There is a sense in which one party is objectively wrong. The aliens do not want to be exterminated so they should not exterminate.
So, we're working with thomblake's definition of "wrong" as those actions which reduce utility for whatever function an agent happens to care about. The aliens care about themselves not being exterminated, but may actually assign very high utility to humans being wiped out.
Perhaps we would be viewed as pests, like rats or pigeons. Just as humans can assign utility to exterminating rats, the aliens could do so for us.
Exterminating humans has the objectively determinable outcome of reducing the utility in your subjectively privileged function.
Inasmuch as we are talking about objective rightness we are talking are not talking about utility functions, because not everyone is running of the same utility function, and it makes sense to say some UFs are objectively wrong.
What would it mean for a utility function to be objectively wrong?

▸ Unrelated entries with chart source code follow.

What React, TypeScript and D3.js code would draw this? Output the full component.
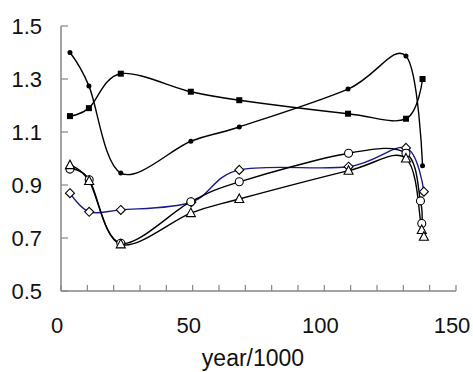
import React, { useRef, useEffect } from 'react';
import * as d3 from 'd3';

// values
const dotYears = [3.4, 10.6, 22.7, 49.3, 67.7, 109, 131, 137.3];
const dotValues = [1.4, 1.274, 0.945, 1.065, 1.119, 1.262, 1.387, 0.973];

const squareYears = [3.4, 10.6, 22.7, 49.3, 67.7, 109, 131, 137.3];
const squareValues = [1.16, 1.19, 1.32, 1.252, 1.22, 1.169, 1.15, 1.3];

const circleYears = [3.4, 10.7, 22.7, 49.3, 67.7, 109.2, 131, 136.5, 137];
const circleValues = [0.96, 0.92, 0.68, 0.837, 0.912, 1.02, 1.02, 0.84, 0.755];

const triangleYears = [3.4, 10.7, 22.7, 49.3, 67.7, 109.2, 131, 137, 137.8];
const triangleValues = [0.975, 0.915, 0.676, 0.794, 0.847, 0.954, 1.0, 0.73, 0.705];

const diamondYears = [3.4, 10.7, 22.7, 49.5, 67.7, 109.2, 131, 137.8];
const diamondValues = [0.869, 0.799, 0.806, 0.835, 0.957, 0.969, 1.04, 0.875];

const xTicks = [0, 50, 100, 150];
const xMinorTicks = d3.range(0, 151, 10);
const yTicks = [0.5, 0.7, 0.9, 1.1, 1.3, 1.5];

type Marker = 'dot' | 'square' | 'circle' | 'triangle' | 'diamond';

const series: { marker: Marker; color: string; years: number[]; values: number[] }[] = [
  { marker: 'dot', color: '#000', years: dotYears, values: dotValues },
  { marker: 'square', color: '#000', years: squareYears, values: squareValues },
  { marker: 'diamond', color: '#1a1a8c', years: diamondYears, values: diamondValues },
  { marker: 'circle', color: '#000', years: circleYears, values: circleValues },
  { marker: 'triangle', color: '#000', years: triangleYears, values: triangleValues },
];

const App: React.FC = () => {
  const svgRef = useRef<SVGSVGElement | null>(null);

  useEffect(() => {
    if (!svgRef.current) return;
    const svg = d3.select(svgRef.current);
    svg.selectAll('*').remove();

    const width = 473;
    const height = 372;
    const margin = { top: 26, right: 17, bottom: 81, left: 61 };
    const innerWidth = width - margin.left - margin.right;
    const innerHeight = height - margin.top - margin.bottom;
    const axisColor = '#868686';
    const font = '"Liberation Sans", Arial, sans-serif';

    const g = svg.append('g').attr('transform', `translate(${margin.left}, ${margin.top})`);

    const x = d3.scaleLinear().domain([0, 150]).range([0, innerWidth]);
    const y = d3.scaleLinear().domain([0.5, 1.5]).range([innerHeight, 0]);

    // axes
    g.append('line').attr('x1', 0).attr('x2', 0).attr('y1', 0).attr('y2', innerHeight).attr('stroke', axisColor).attr('stroke-width', 1.5);
    g.append('line').attr('x1', 0).attr('x2', innerWidth).attr('y1', innerHeight).attr('y2', innerHeight).attr('stroke', axisColor).attr('stroke-width', 1.5);

    g.selectAll('.xtick').data(xMinorTicks).enter().append('line')
      .attr('x1', d => x(d)).attr('x2', d => x(d))
      .attr('y1', innerHeight).attr('y2', innerHeight - 6)
      .attr('stroke', axisColor).attr('stroke-width', 1.2);

    g.selectAll('.ytick').data(yTicks).enter().append('line')
      .attr('x1', 0).attr('x2', 7)
      .attr('y1', d => y(d)).attr('y2', d => y(d))
      .attr('stroke', axisColor).attr('stroke-width', 1.2);

    g.selectAll('.xlabel').data(xTicks).enter().append('text')
      .attr('x', d => x(d) - 4).attr('y', innerHeight + 42)
      .attr('text-anchor', 'middle')
      .attr('font-family', font).attr('font-size', 22).attr('fill', '#111')
      .text(d => String(d));

    g.selectAll('.ylabel').data(yTicks).enter().append('text')
      .attr('x', -19).attr('y', d => y(d) + 8)
      .attr('text-anchor', 'end')
      .attr('font-family', font).attr('font-size', 22).attr('fill', '#111')
      .text(d => d.toFixed(1));

    svg.append('text')
      .attr('x', 253).attr('y', 366)
      .attr('text-anchor', 'middle')
      .attr('font-family', font).attr('font-size', 23).attr('fill', '#111')
      .text('year/1000');

    const line = d3.line<[number, number]>()
      .x(d => x(d[0]))
      .y(d => y(d[1]))
      .curve(d3.curveCatmullRom.alpha(0));

    series.forEach(s => {
      const pts = s.years.map((yr, i) => [yr, s.values[i]] as [number, number]);
      g.append('path')
        .datum(pts)
        .attr('d', line)
        .attr('fill', 'none')
        .attr('stroke', s.color)
        .attr('stroke-width', 1.4);
    });

    series.forEach(s => {
      const pts = s.years.map((yr, i) => [yr, s.values[i]] as [number, number]);
      const mg = g.append('g');
      pts.forEach(([yr, v]) => {
        const cx = x(yr);
        const cy = y(v);
        if (s.marker === 'dot') {
          mg.append('circle').attr('cx', cx).attr('cy', cy).attr('r', 2.5).attr('fill', '#000');
        } else if (s.marker === 'square') {
          mg.append('rect').attr('x', cx - 3).attr('y', cy - 3).attr('width', 6).attr('height', 6).attr('fill', '#000');
        } else if (s.marker === 'circle') {
          mg.append('circle').attr('cx', cx).attr('cy', cy).attr('r', 4).attr('fill', '#fff').attr('stroke', '#000').attr('stroke-width', 1.1);
        } else if (s.marker === 'triangle') {
          mg.append('path').attr('d', `M${cx},${cy - 5}L${cx + 4.5},${cy + 3.5}L${cx - 4.5},${cy + 3.5}Z`)
            .attr('fill', '#fff').attr('stroke', '#000').attr('stroke-width', 1.1);
        } else {
          mg.append('path').attr('d', `M${cx},${cy - 4.5}L${cx + 4.5},${cy}L${cx},${cy + 4.5}L${cx - 4.5},${cy}Z`)
            .attr('fill', '#fff').attr('stroke', '#000').attr('stroke-width', 1.1);
        }
      });
    });
  }, []);

  return (
    <svg
      ref={svgRef}
      width={473}
      height={372}
      style={{ position: 'absolute', left: 0, top: 0, background: '#fff' }}
    />
  );
};

export default App;
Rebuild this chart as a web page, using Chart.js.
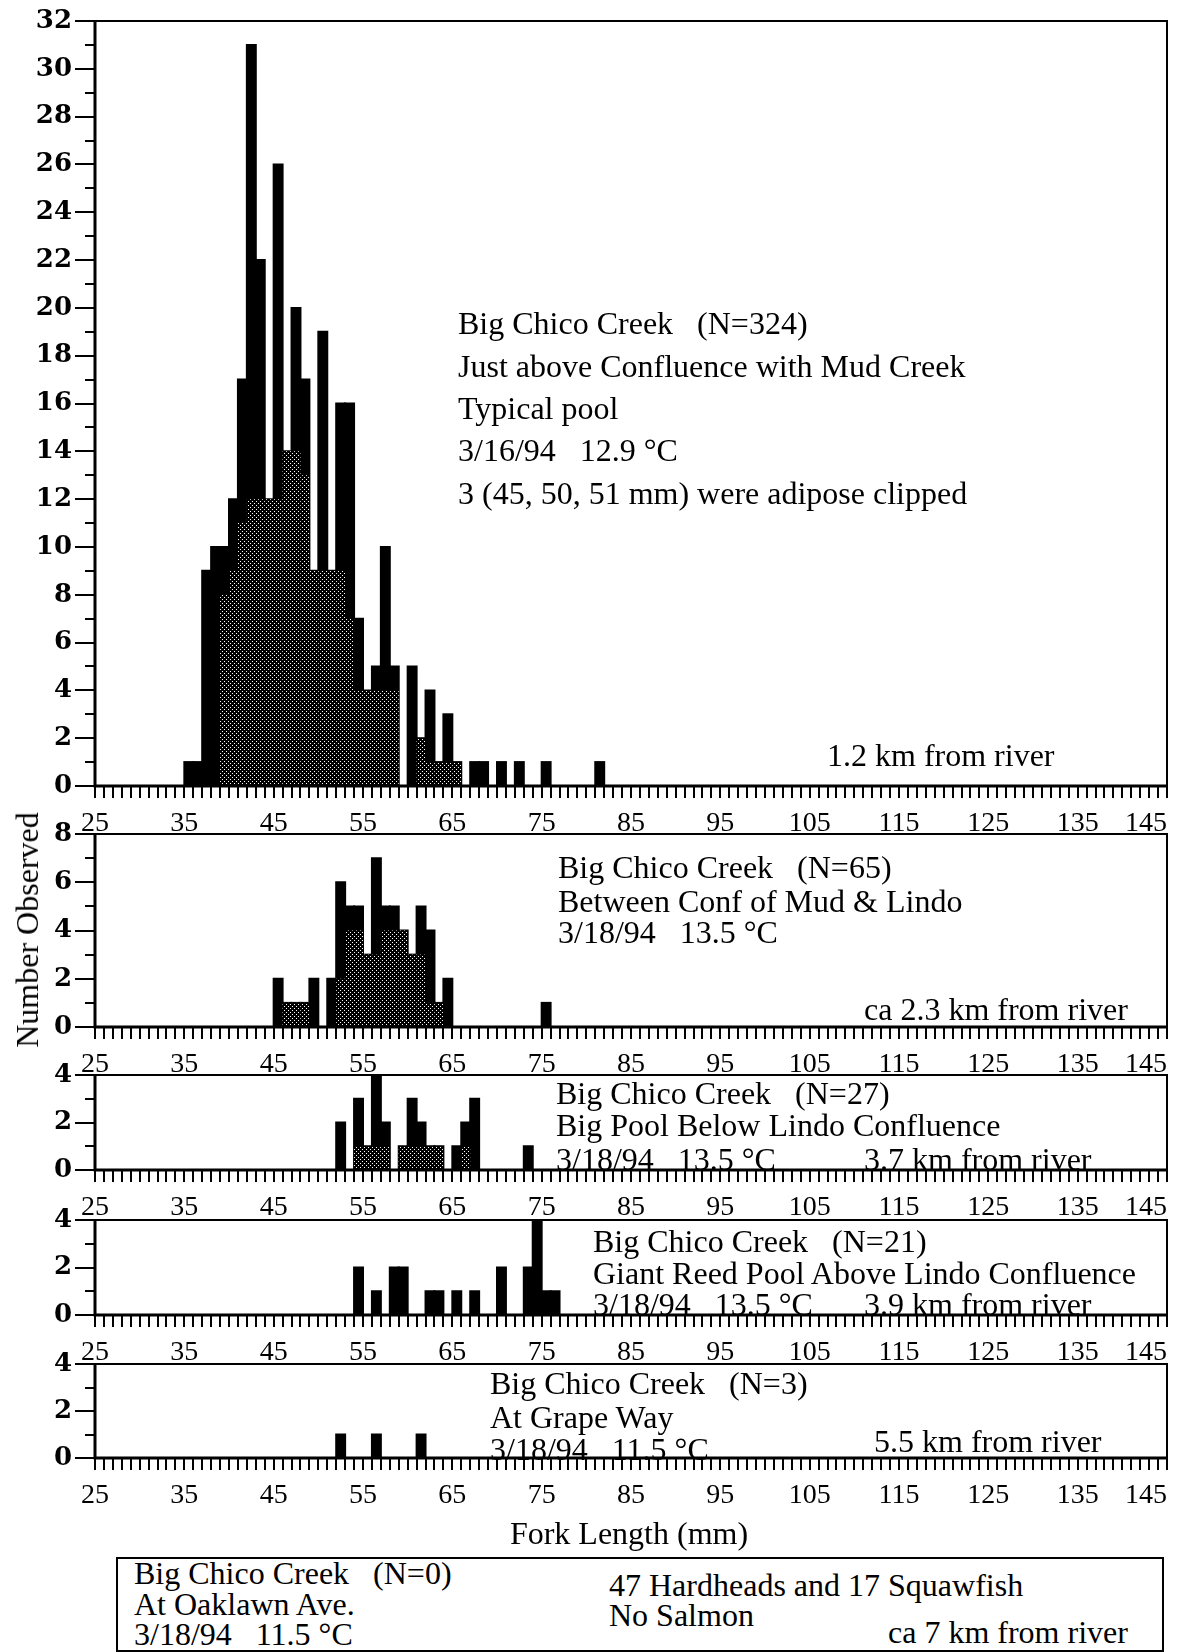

How would one determine that a utility function has the property of "wrongness"?
Please, do not answer "by reasoning about it" unless you are willing to provide that reasoning.
I did provide the reasoning in the alien example.
Let's break this all the way down. Can you give me your thesis?
I mean, I see there is a claim here:
... of the format (X therefore Y). I can understand what the (X) part of it means: aliens with a preference not to be destroyed. Now the (Y) part is a little murky. You're saying that the truth of X implies that they "should not exterminate". What does the word should mean there?
Note that the definitional dispute rears its head in the case where the humans say, "Exterminating us is morally wrong!" in which case strong moral relativists insist the aliens should respond, "No, exterminating you is morally right!", while moral realists insist the aliens should respond "We don't care that it's morally wrong - it's shmorally right!"
There is also a breed of moral realist who insists that the aliens would have somehow also evolved to care about morality, as the Kantians who believe morality follows necessarily from basic reason. I think the burden of proof still falls on them for that, but unfortunately there aren't many smart aliens to test.